# start of SOURCE DATA
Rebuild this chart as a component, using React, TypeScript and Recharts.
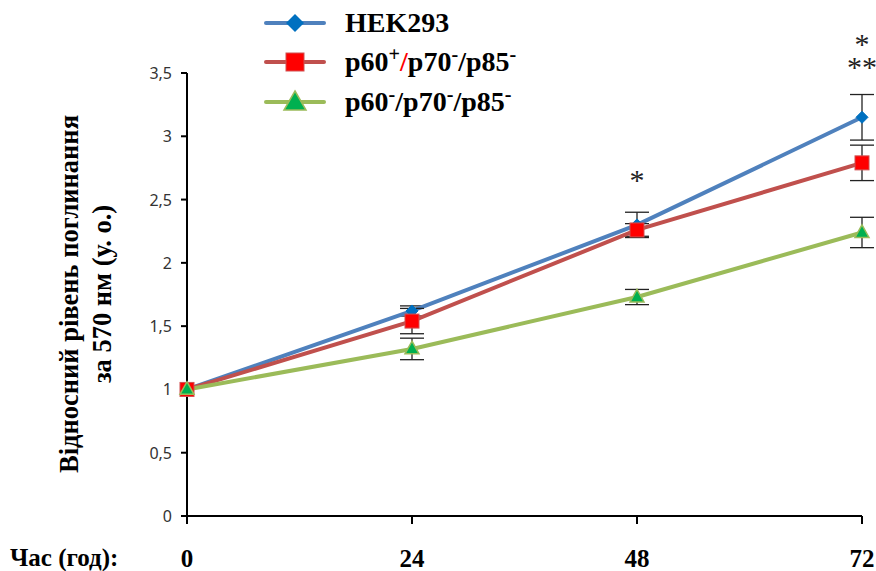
import React from "react";
import { LineChart, Line, XAxis, YAxis, ErrorBar, LabelList } from "recharts";

const hours = [0, 24, 48, 72];
const hek = [1, 1.62, 2.3, 3.15];
const hekErr = [0, 0.04, 0.1, 0.18];
const p60plus = [1, 1.54, 2.26, 2.79];
const p60plusErr = [0, 0.1, 0.05, 0.14];
const p60minus = [1, 1.32, 1.73, 2.24];
const p60minusErr = [0, 0.085, 0.06, 0.12];
const yTicks = [0, 0.5, 1, 1.5, 2, 2.5, 3, 3.5];
const xTicks = [0, 24, 48, 72];
const stars = ["", "", "*", "*|**"];

const data = hours.map((h, i) => ({
  h,
  hek: hek[i],
  hekErr: hekErr[i],
  pp: p60plus[i],
  ppErr: p60plusErr[i],
  pm: p60minus[i],
  pmErr: p60minusErr[i],
  star: stars[i],
}));

const serif = "'Liberation Serif', 'Times New Roman', serif";

const Diamond = (props: any) => {
  const { cx, cy } = props;
  if (cx == null || cy == null) return null;
  const r = 6;
  return <path d={`M${cx},${cy - r} L${cx + r},${cy} L${cx},${cy + r} L${cx - r},${cy} Z`} fill="#0070C0" stroke="#0070C0" />;
};
const Square = (props: any) => {
  const { cx, cy } = props;
  if (cx == null || cy == null) return null;
  const s = 7;
  return <rect x={cx - s} y={cy - s} width={2 * s} height={2 * s} fill="#FF0000" stroke="#D05050" strokeWidth={1} />;
};
const Tri = (props: any) => {
  const { cx, cy } = props;
  if (cx == null || cy == null) return null;
  const s = 7;
  return <path d={`M${cx},${cy - s * 1.1} L${cx + s},${cy + s * 0.7} L${cx - s},${cy + s * 0.7} Z`} fill="#00B050" stroke="#9BBB59" strokeWidth={1.5} />;
};

const XTick = (props: any) => {
  const { x, payload } = props;
  return (
    <text x={x} y={558} textAnchor="middle" dominantBaseline="central" fontFamily={serif} fontWeight="bold" fontSize={25} fill="#000">
      {payload.value}
    </text>
  );
};

const YTick = (props: any) => {
  const { x, y, payload } = props;
  return (
    <text x={x} y={y} textAnchor="end" dominantBaseline="central" fontFamily="'Noto Sans', sans-serif" fontSize={16} fill="#333">
      {String(payload.value).replace(".", ",")}
    </text>
  );
};

const StarLabel = (props: any) => {
  const { x, y, value } = props;
  if (!value) return null;
  const parts = String(value).split("|");
  if (parts.length === 1) {
    return (
      <text x={x} y={y - 35} textAnchor="middle" fontFamily={serif} fontSize={30} fill="#222">
        {parts[0]}
      </text>
    );
  }
  return (
    <text x={x} y={y - 63} textAnchor="middle" fontFamily={serif} fontSize={30} fill="#222">
      <tspan x={x}>{parts[0]}</tspan>
      <tspan x={x} dy={23}>{parts[1]}</tspan>
    </text>
  );
};

const supStyle: React.CSSProperties = { fontSize: "0.72em", verticalAlign: "0.5em", lineHeight: 0 };

const LegendRow = ({ top, color, marker, children }: any) => (
  <div style={{ position: "absolute", left: 263, top, height: 40, display: "flex", alignItems: "center" }}>
    <svg width={64} height={30}>
      <line x1={3} y1={15} x2={61} y2={15} stroke={color} strokeWidth={4} strokeLinecap="round" />
      {marker}
    </svg>
    <span style={{ marginLeft: 18, fontFamily: serif, fontWeight: "bold", fontSize: 28, color: "#000", whiteSpace: "nowrap" }}>{children}</span>
  </div>
);

export default function App() {
  return (
    <div style={{ position: "absolute", left: 0, top: 0, width: 876, height: 571, background: "#fff" }}>
      <LineChart width={876} height={571} data={data} margin={{ top: 73, right: 14, bottom: 25, left: 130 }}>
        <XAxis
          dataKey="h"
          type="number"
          domain={[0, 72]}
          ticks={xTicks}
          height={30}
          axisLine={{ stroke: "#000", strokeWidth: 2 }}
          tickLine={{ stroke: "#000", strokeWidth: 2 }}
          tickSize={8}
          tick={<XTick />}
        />
        <YAxis
          type="number"
          domain={[0, 3.5]}
          ticks={yTicks}
          width={57}
          axisLine={{ stroke: "#000", strokeWidth: 2 }}
          tickLine={{ stroke: "#000", strokeWidth: 2 }}
          tickSize={6}
          tickMargin={9}
          tick={<YTick />}
        />
        <Line dataKey="hek" stroke="#4F81BD" strokeWidth={4} dot={<Diamond />} isAnimationActive={false}>
          <ErrorBar dataKey="hekErr" width={12} stroke="#222" strokeWidth={1.3} direction="y" />
          <LabelList dataKey="star" content={<StarLabel />} />
        </Line>
        <Line dataKey="pp" stroke="#C0504D" strokeWidth={4} dot={<Square />} isAnimationActive={false}>
          <ErrorBar dataKey="ppErr" width={12} stroke="#222" strokeWidth={1.3} direction="y" />
        </Line>
        <Line dataKey="pm" stroke="#9BBB59" strokeWidth={4} dot={<Tri />} isAnimationActive={false}>
          <ErrorBar dataKey="pmErr" width={12} stroke="#222" strokeWidth={1.3} direction="y" />
        </Line>
      </LineChart>

      <div
        style={{
          position: "absolute",
          left: 86,
          top: 294,
          transform: "translate(-50%, -50%) rotate(-90deg)",
          fontFamily: serif,
          fontWeight: "bold",
          fontSize: 26.5,
          lineHeight: "33px",
          textAlign: "center",
          whiteSpace: "nowrap",
          color: "#000",
        }}
      >
        <div>Відносний рівень поглинання</div>
        <div>за 570 нм (у. о.)</div>
      </div>

      <div style={{ position: "absolute", left: 10, top: 558, transform: "translateY(-50%)", fontFamily: serif, fontWeight: "bold", fontSize: 25, lineHeight: "30px", whiteSpace: "nowrap", color: "#000" }}>
        Час (год):
      </div>

      <LegendRow top={3} color="#4F81BD" marker={<path d="M32,6 L41,15 L32,24 L23,15 Z" fill="#0070C0" />}>
        HEK293
      </LegendRow>
      <LegendRow top={42} color="#C0504D" marker={<rect x={23} y={6} width={18} height={18} fill="#FF0000" stroke="#D05050" />}>
        p60<span style={supStyle}>+</span>
        <span style={{ color: "#FF0000" }}>/</span>p70<span style={supStyle}>-</span>/p85<span style={supStyle}>-</span>
      </LegendRow>
      <LegendRow top={82} color="#9BBB59" marker={<path d="M32,4 L43,23 L21,23 Z" fill="#00B050" stroke="#9BBB59" strokeWidth={1.5} />}>
        p60<span style={supStyle}>-</span>/p70<span style={supStyle}>-</span>/p85<span style={supStyle}>-</span>
      </LegendRow>
    </div>
  );
}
# end of SOURCE DATA
**CHALLENGE:** Out of the material above, select every line that holds the string "React".

**THE ANSWER:**
Rebuild this chart as a component, using React, TypeScript and Recharts.
import React from "react";
const supStyle: React.CSSProperties = { fontSize: "0.72em", verticalAlign: "0.5em", lineHeight: 0 };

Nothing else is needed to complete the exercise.